The residual payment is important to understand because it affects the true total cost comparison with a cash purchase. If you pay the residual and keep the car, you effectively own it at the same total cost as if you'd purchased - but you've benefited from three to five years of tax savings on the monthly payments and running costs. If you hand the car back and start another lease, the cycle of tax savings continues, but you never own the asset outright.
For most buyers, the optimal strategy is to pay the residual and retain the car, particularly for EVs that depreciate more slowly than petrol equivalents due to strong resale demand in Australia's maturing EV market.
What this means for the most popular EVs in Australia
The Tesla Model Y RWD at $58,900 drive-away is well under the $91,387 threshold and represents one of the most compelling novated lease candidates in the market. At a $120,000 salary over five years, the total after-tax cost under a novated lease is approximately $25,000โ$30,000 less than financing with a car loan. The BYD Sealion 7 at $54,990, the MG4 Excite 64 at $37,990, and the Kia EV6 all sit comfortably under the threshold and benefit from the same analysis.

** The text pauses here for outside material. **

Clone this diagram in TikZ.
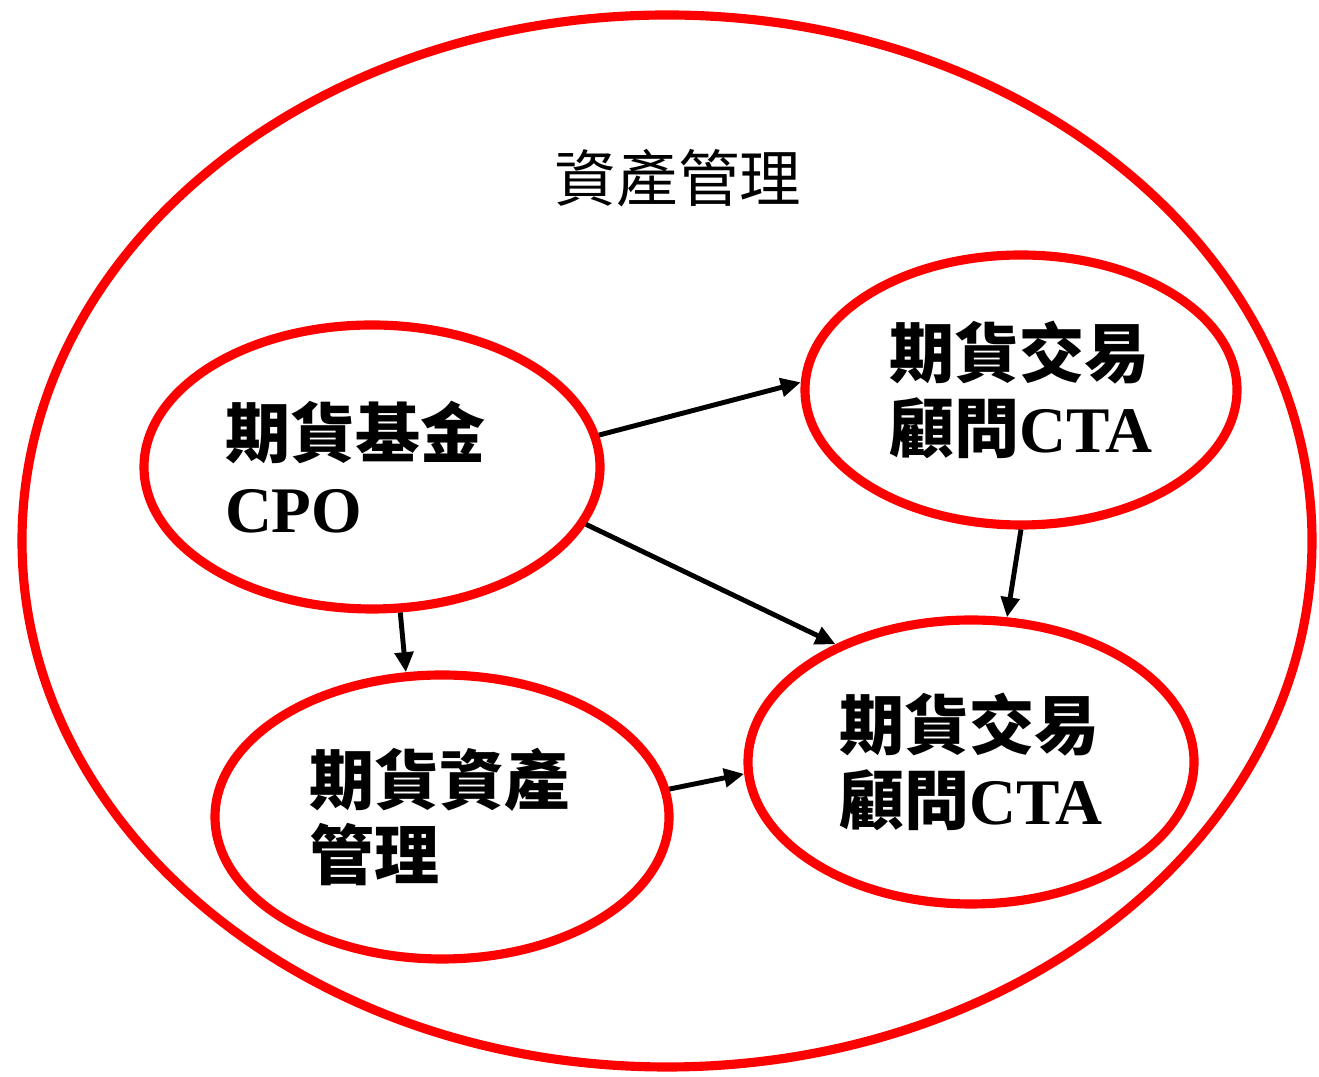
\documentclass[tikz,border=0pt]{standalone}
\usepackage{fontspec}
\setmainfont{Liberation Serif}
\newfontfamily\cjk{Noto Sans CJK TC}
\usetikzlibrary{shapes.geometric,arrows.meta}
\begin{document}
\begin{tikzpicture}[
  bubble/.style={ellipse,draw=red,line width=2.6pt,inner sep=0pt,align=left,font=\fontsize{18.5pt}{21.5pt}\selectfont\bfseries},
  link/.style={line width=1.4pt,-{Triangle[length=5.7pt,width=5.2pt]}}
]
\useasboundingbox (0,0) rectangle (13.19,10.77);
\node[ellipse,draw=red,line width=2.6pt,minimum width=12.9cm,minimum height=10.52cm] (outer) at (6.67,5.36) {};
\node[font=\fontsize{17.5pt}{21pt}\selectfont] (title) at (6.78,8.99) {\cjk 資產管理};
\node[bubble,minimum width=4.56cm,minimum height=2.84cm,text width=2.7cm,xshift=0pt] (cpo) at (3.72,6.10) {\hspace*{-0.12cm}{\cjk 期貨基金}\\\hspace*{-0.12cm}CPO};
\node[bubble,minimum width=4.32cm,minimum height=2.70cm] (ctat) at (10.21,6.87) {{\cjk 期貨交易}\\{\cjk 顧問}CTA};
\node[bubble,minimum width=4.54cm,minimum height=2.84cm,text width=2.6cm] (asset) at (4.42,2.60) {\hspace*{-0.03cm}{\cjk 期貨資產}\\\hspace*{-0.03cm}{\cjk 管理}};
\node[bubble,minimum width=4.46cm,minimum height=2.84cm] (ctab) at (9.71,3.15) {{\cjk 期貨交易}\\{\cjk 顧問}CTA};
\draw[link] (cpo.8) -- (ctat.178);
\draw[link] (cpo.-15) -- (ctab.139);
\draw[link] (ctat.270) -- (ctab.76);
\draw[link] (cpo.281) -- (asset.104);
\draw[link] (asset.7) -- (ctab.183);
\end{tikzpicture}
\end{document}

The Kia EV9 Earth AWD at $109,000 exceeds the threshold, eliminating the FBT exemption. For higher-priced luxury EVs, a different financial analysis applies and the novated lease advantage is significantly diminished.
How to use these figures
This calculator uses standard ATO residuals, current marginal tax rates for 2025-26, and a representative finance factor for the lease repayment estimate. It gives you an accurate directional comparison - the structure of the saving is correct even if the exact number your salary packaging provider quotes will differ based on their specific fees and the exact interest rate on the lease finance.
The next step is to request a formal novated lease quote from your employer's salary packaging provider (or a broker like RemServ, sgfleet, or Maxxia), which will give you the exact pre-tax payment, residual, and final cost. Use this calculator to sense-check any quote you receive and to understand what levers drive the saving.